November 2, 2019. As an advocate for renewable energy, Caglia Environmental is leading the fight on behalf of family owned, local businesses for more state funding to help finance low/zero emission truck purchases in the Central Valley.

“Energy projects that convert vehicles from traditional fuel like diesel to renewable energy will help the valley become more environmentally sound,” said Rich Caglia, Corporate Development Officer and the Caglia family’s spokesman. “As a family owned solid waste and recycling company serving Central Valley communities, we support the state’s goal of implementing more clean-air vehicles in California.”

Caglia Environmental’s Director of External Affairs Nathan Alonzo spoke at the most recent meeting of the California Air Resources Board (CARB) in Sacramento about Caglia Environmental’s support of CARB’s goal to put more clean-air commercial vehicles on the road. “Caglia Environmental, a family owned company serving the Central Valley for eight decades, is working hard to meet our local air board and CARB’s goals of emissions reductions. In addition, as the owners of a recycling facility, we process organic materials that can be converted to renewable natural gas (RNG) which will help fuel our fleet of trucks.
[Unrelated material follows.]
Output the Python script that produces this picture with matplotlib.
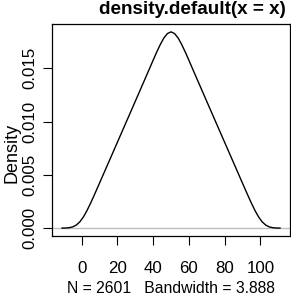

As a family owned business, we are excited about someday having zero emission trucks as part of our operation,” said Alonzo. “Our reality is that we are unable to strategically plan to purchase more clean air vehicles without the certainty of truck grants becoming available in the next few years. To reduce our emissions, Caglia Environmental has already converted diesel trucks in its fleet to compressed natural gas (CNG) and is planning to convert more in the near future. However, we cannot do so alone. Grants for the purchase of low/zero emission trucks are necessary for family owned companies to convert from older trucks to new, low/zero emission vehicles. The change from high to low/zero emission trucks isn’t possible without a strong and reliable partnership with our air district and CARB, due to the $50,000 in additional cost for each new CNG truck, compared to the purchase price of a new diesel truck.”

As technology progresses in the development of sustainable fuel like RNG, Caglia Environmental will move forward to reduce emissions and continue converting its fleet to RNG produced from recycled organic materials, with the goal of zero emissions trucks. Changing technology is expensive, so Alonzo urged CARB and the San Joaquin Valley Air Pollution Control District to continue offering financial incentives to private industry and to reevaluate the Three Year Investment Plan that will potentially kill any possibility of smaller, privately held companies to switch from current Diesel and CNG trucks to those powered by RNG.